Turris Fortis Catholic Apologetics

Weekly Homily
by Father Walter Ray Williams

The Fourteenth Sunday of the Year, B - July 6, 2003

     There is a wonderful story from a Catholic novel that helps capture the meaning of today’s second reading.  The novel is Graham Green’s The Power and the Glory, a story set in revolutionary Mexico, a story about a priest there, whose life was in constant danger because of the anti-Catholic nature of the revolution going on around him.  Being a priest was a capital offense, the punishment for which was the firing squad.  But this one priest, the main character of the story, this priest decided to make his way to freedom... after he had fulfilled a promise to visit certain people as their priest.  Well, over and over again, as he tries to leave, the needs of his people around him hold him back.  He cannot leave them; he cannot say no to their requests for the Sacraments; he cannot stop doing what he really is, a priest.  Of course he’s eventually caught, tried, and sentenced to death.  And as he awaits death, he begins to reflect on his life, on his many failings and weaknesses.  Reading about his life in the novel, you would have never, at first, expected great things from this man.  But as he stands before the firing squad, and as he focuses his last bit of time upon the God he is about face, the reader realizes in a most profound and startling way that here, this man, is well on his way to being a saint.  He is a man made holy not by his own strength, but by the strength of God the man allowed to work in him in spite of his weaknesses.

     This, I believe, is what St. Paul is getting at in today’s second reading, where he proclaims:  “I will rather boast most gladly of my weaknesses, in order that the power of Christ may dwell with me.”  St. Paul’s weakness was not the same as the priest’s in Green’s novel, but it was rather something even more potentially damaging to the spiritual life:  that he would begin to indulge in a kind of self-congratulation for all that God had revealed to him as an Apostle.  St. Paul’s temptation was to spiritual pride, the deadliest of sins.  And so God, in His great mercy, allowed Paul to be afflicted in some way -- we are not sure how -- so that this pride would be checked and conquered; so that Paul would be reminded that all which he accomplished was through the power and strength of God, working through human weakness.

     Is this not the same in the Church herself?  Something like every individual Christian life, the Church encompasses both divine strength and human weakness.  The modern world, or I should say especially the modern world, relishes the role of pointing out the Church’s human weaknesses; we Catholics admit them openly, or should.  But as the world mocks our failings, it also forgets or ignores the great signs of God’s strength in the Church; if it is easy and fun to laugh at our sins, what does the world make of our saints?  How is it explained, the great depth of personal integrity and the glory of the holiness of the Blessed Virgin, of a St. Francis, of a St. Catherine of Siena?  How else to explain except by the power and goodness of God the life of Mother Theresa?  Oh yes, there are weaknesses, human weaknesses, everywhere in the Church, but take a look at all the signs of God’s strength! – the witness of the martyrs through the ages, the high moral teaching of the Church helping protect people from their human weaknesses, the beauty of the Church’s worship and art, the loveliness of the saints, the means of grace that are the holy Sacraments.  Surely, the Church herself is the sign of God’s strength working amazingly through human weakness.

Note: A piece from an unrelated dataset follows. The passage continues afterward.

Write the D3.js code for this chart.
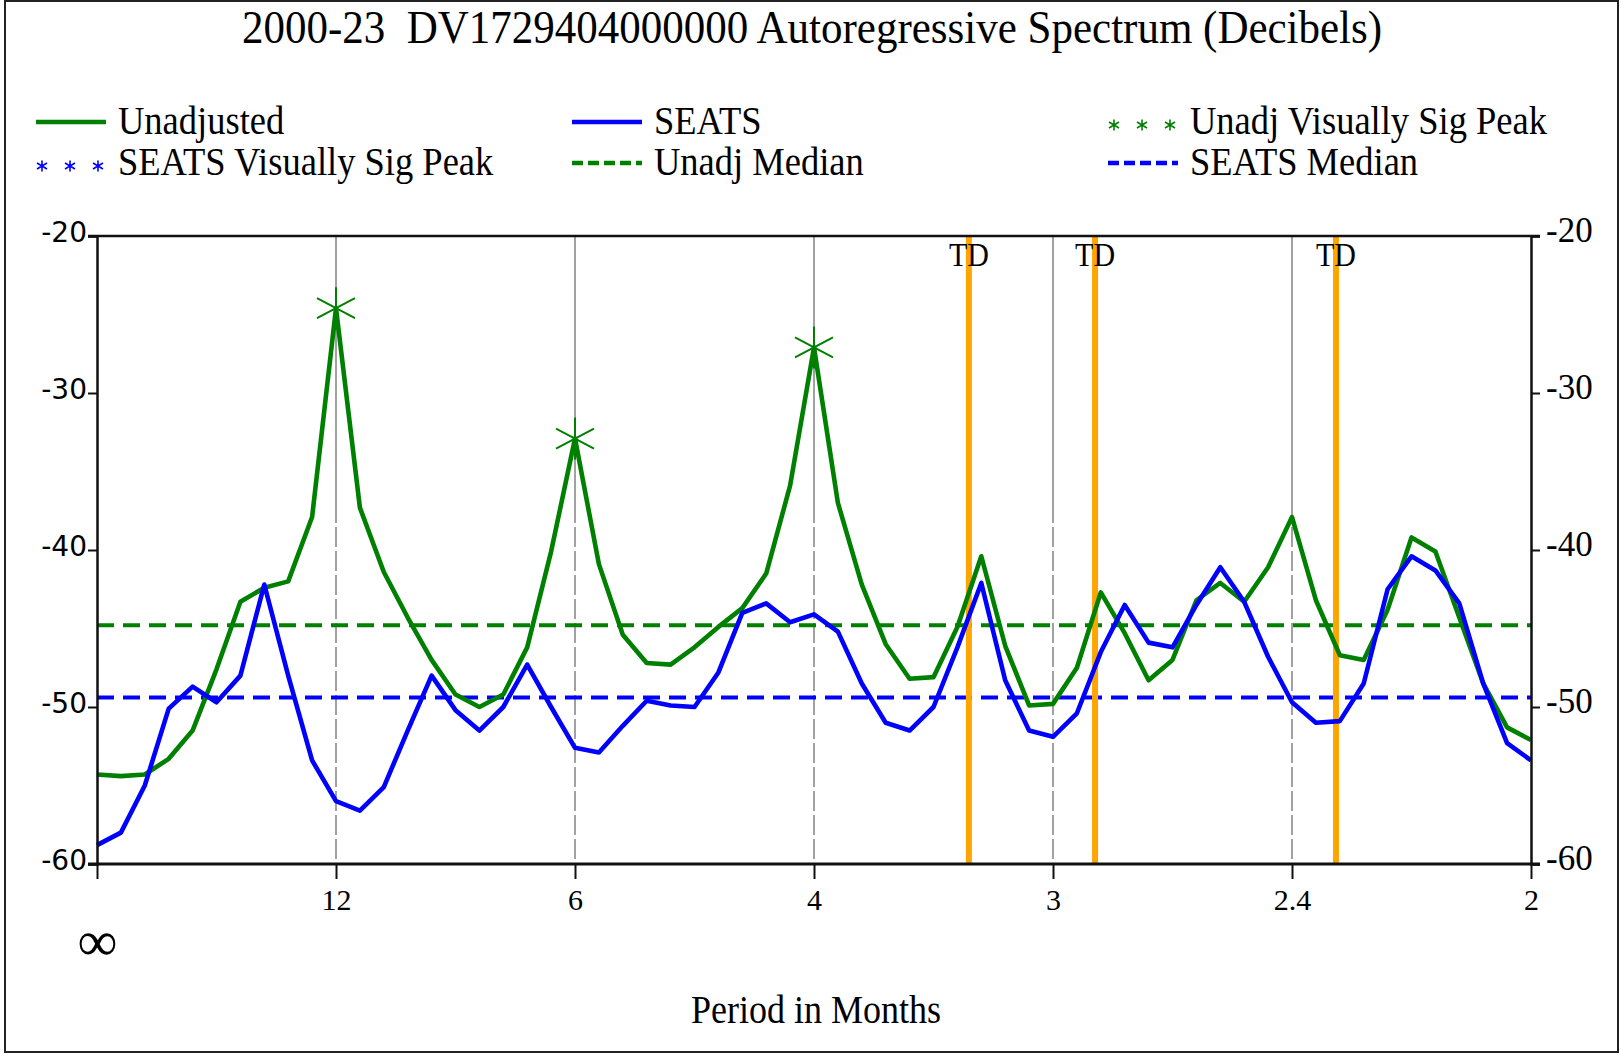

     None of this should really surprise us.  Our God not only has deigned to make us strong in our humanity, but He seems to relish our very weaknesses as a means to that end.  For in order to plant His divine power and goodness in our hearts, He first came among us surrounded with signs of weakness:  a baby born in Bethlehem, the smallest of towns, into a poor family, growing up -- as we read in today’s Gospel -- a working man in a place known for poverty and insignificance.  And is not the very sign of our Faith, the thing that most distinguishes us, the crucifix itself -- that awful yet beautiful portrayal of God, in human flesh, suffering for our sins and dying in agony?  I myself have observed  people from non-Christian backgrounds stand in awe before Michelangelo’s Pieta, that most glorious statue of our Lady holding in her arms the dead body of her Son.  Talk about a depiction of weakness... and yet from that very picture of agony and deep sorrow flows forth a power and strength big enough to break a human heart so as to make it divinely strong.

     The lesson for us in all this is both challenging and immensely comforting.  Challenging in that God wants to perfect us by His grace, His strength, even as God works through our weaknesses.  “My grace,” God assured St. Paul, “is sufficient for you, for power is made perfect in weakness.”  And this is all very comforting, for we realize that God never despises our weaknesses, not at all, but sees them, everyone of them, if we allow it, as opportunities for divine power to accomplish in us the perfection that God demands.  For us, then, no envy at the signs of God’s strength in others, nor any hateful enjoyment of others’ failings, and no despair over our own failings.  Rather, like St. Paul, all together as members of Christ’s family, we boast, yes even boast, most gladly of our weaknesses, in order that the power of Christ may dwell with us.  Our weaknesses:  no excuses for sin, but still opportunities for God to teach us His strength.  “Therefore, I am content,” wrote St. Paul, “with weaknesses, insults, hardships, persecutions, and constraints, for the sake of Christ; for when I am weak, then I am strong.”